田中光二『異星の人』角川文庫 1978年

 「誰かが生きていくためには,誰かが死なねばならない。この世界は,そういう単純な数字で成り立っているのですね」(本書「汝が魂を翼にゆだねよ」より)

 ジョン・エナリー・・・それが,この惑星での“彼”の名前だ。“彼”は地球上のあらゆる場所に出現する。戦乱の地,平和な南島,極寒の山岳地帯,山間の小さな村・・・そして“彼”は観察し,記録する・・・この惑星に住む人類たちを・・・惑星の行く末を・・・

 HIROさん@Open The J.Garageからのご紹介作品。この作者の作品を読むのは,『エデンの戦士』以来,20年ぶりくらいです。

 さて本編は,タイトルにありますように異星の人であるジョン・エナリーを主人公とした連作短編集です。彼は,宇宙の「何者か」の指令を受け,人類の中に入り交じって,人類を観察し,記録し,「何者か」にそれを伝えています。人類の長所短所,善良な面と邪悪な面,崇高な「顔」と卑しい「顔」を観察し続けます。また彼はさまざまな場所・状況に現れます。「ドラゴン・トレイル」では,戦乱のアフリカの小国,「白き神々の座にて」ではヒマラヤの山岳地帯,「大いなる珊瑚礁の果てに」では南太平洋の孤島,といった具合です。
 一方,各短編の語り手はそれぞれ違いますが,いずれも「私(あたし)」という一人称で語られます。ジョン・エナリーに遭遇するいろいろな人物が語り手となっています。たとえば「怒りの谷」では,妻子を惨殺された老インディアン,「許されざる者」ではUFO研究家,「わが谷は緑なりしか」では,南米に隠れ住む元ナチス親衛隊員などなどです。ジョン・エナリーが,限りなく「客観的」であるのに対し,語り手をきわめて「主観的」に設定することで,両者のコントラストをより鮮明にした手法と言えましょう。
 このような各種のキャラクタとシチュエーションを重ね合わせることで,作者は,人間の持つさまざまな属性を浮かび上がらせていきます。「ドラゴン・トレイル」では,戦争に現れた人間の残虐性でしょうし,また話の発端となっている「謎の巨大生物」の末路は,人間の飽くなき貪欲さを象徴しているように思います。また「怒りの谷」の老インディアンの姿に見られるのは,家族に対する愛情の深さとその裏返しの復讐心,そしてぎりぎりのラインで人間としての尊厳を守った彼の誇り高き精神でしょう。「大いなる珊瑚礁の果てに」は,愛情と憎悪とのせめぎ合いの果てに,ジョン・エナリーの乗るボートに仕掛けられた爆弾のスイッチを押す女性主人公を描いています。「激情」もまた,人間の避けられない性質のひとつなのです。 さらに「大いなる珊瑚礁」「許されざる者」「わが谷は緑なりしか」で展開する,ジョン・エナリーを追う国家的組織のエピソードは,人間の心は,疑心暗鬼に取り憑かれやすく,「公平」とはほど遠いものであることを示しているのかもしれません。

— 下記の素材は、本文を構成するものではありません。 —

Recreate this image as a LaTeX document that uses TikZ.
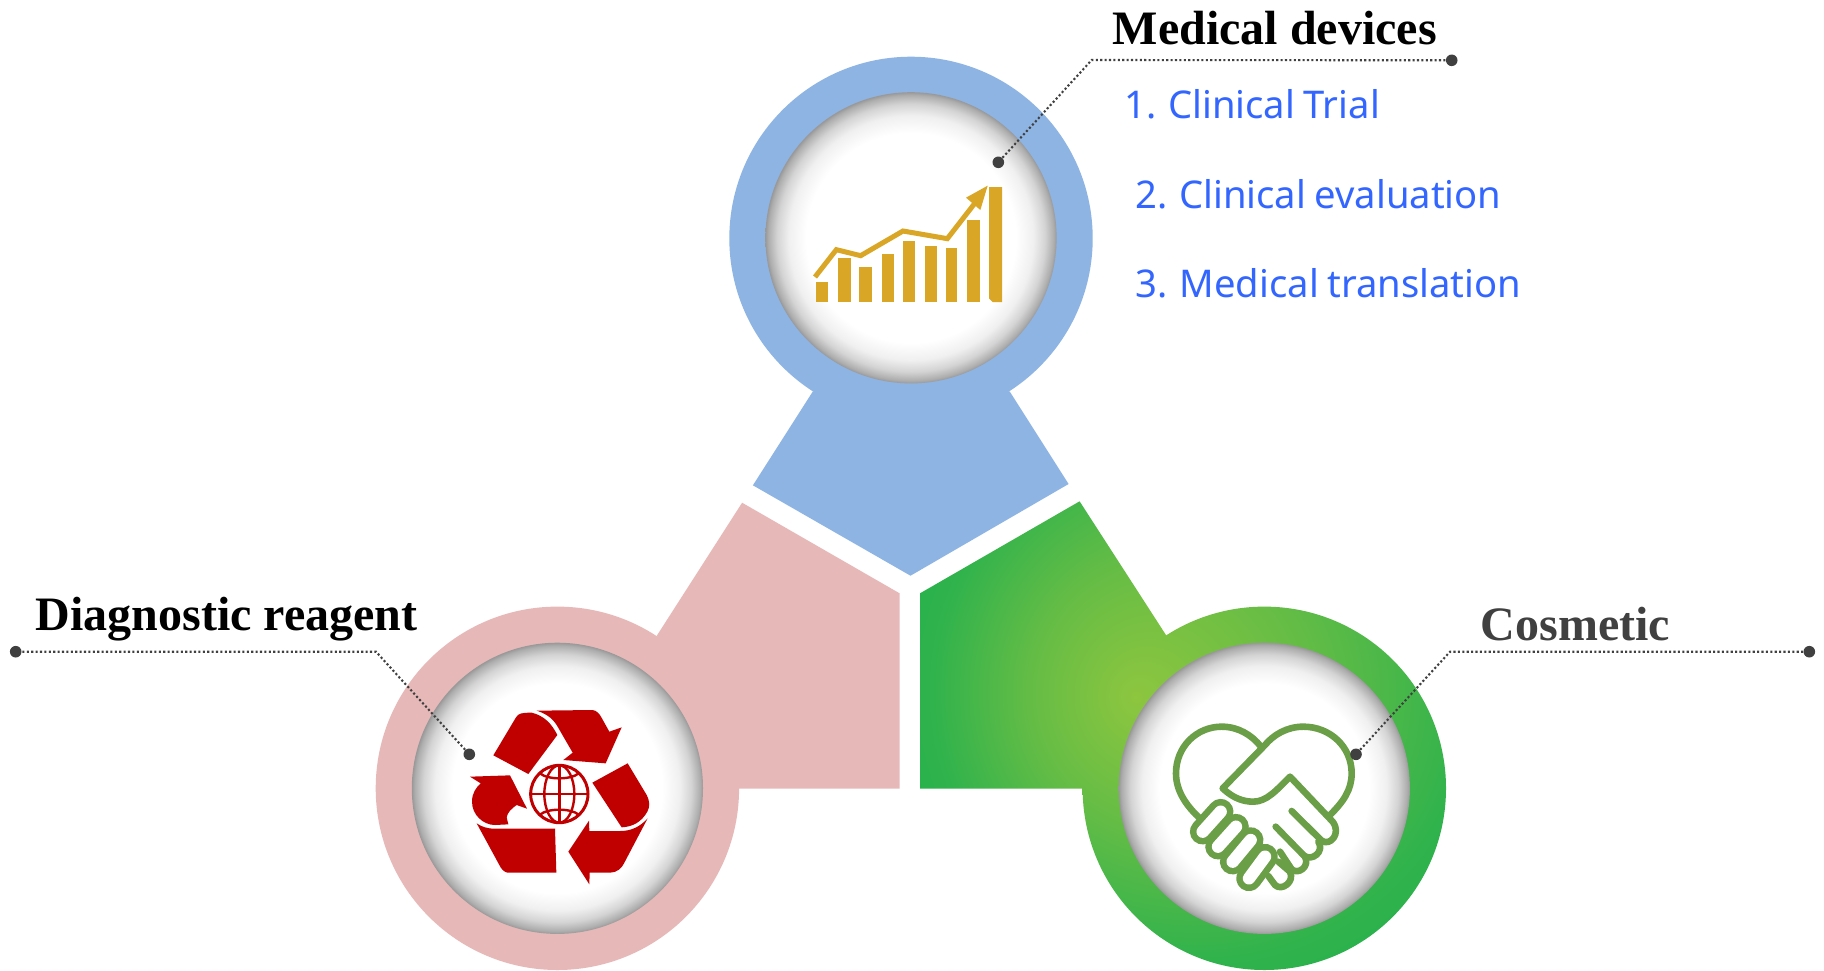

 そしてジョン・エナリーの「旅」は「汝が魂を翼にゆだねよ」で,いったん幕を閉じます。「客観的」であらねばならない彼は,ある「不条理な感情」にとらわれ,「観察者」としての立場を放棄します。それは,悲しい結末であるとはいえ,人類に対する「希望」を語っているように思います。そのことは,ラスト・エピソードと思える「汝が・・・」のあとに「世界樹の高みに」が挿入されていることにも現れているのではないでしょうか。このエピソードは,「ジョン・エナリーは死んでいない」ということを暗示しているようにも思えるとともに,人類は,これからもジョン・エナリーという優しい「異星の人」に見守られていること,混沌とし矛盾しながらも,人類の「ポテンシャル」を信じている「異星の人」がいるということをも,表しているように思います。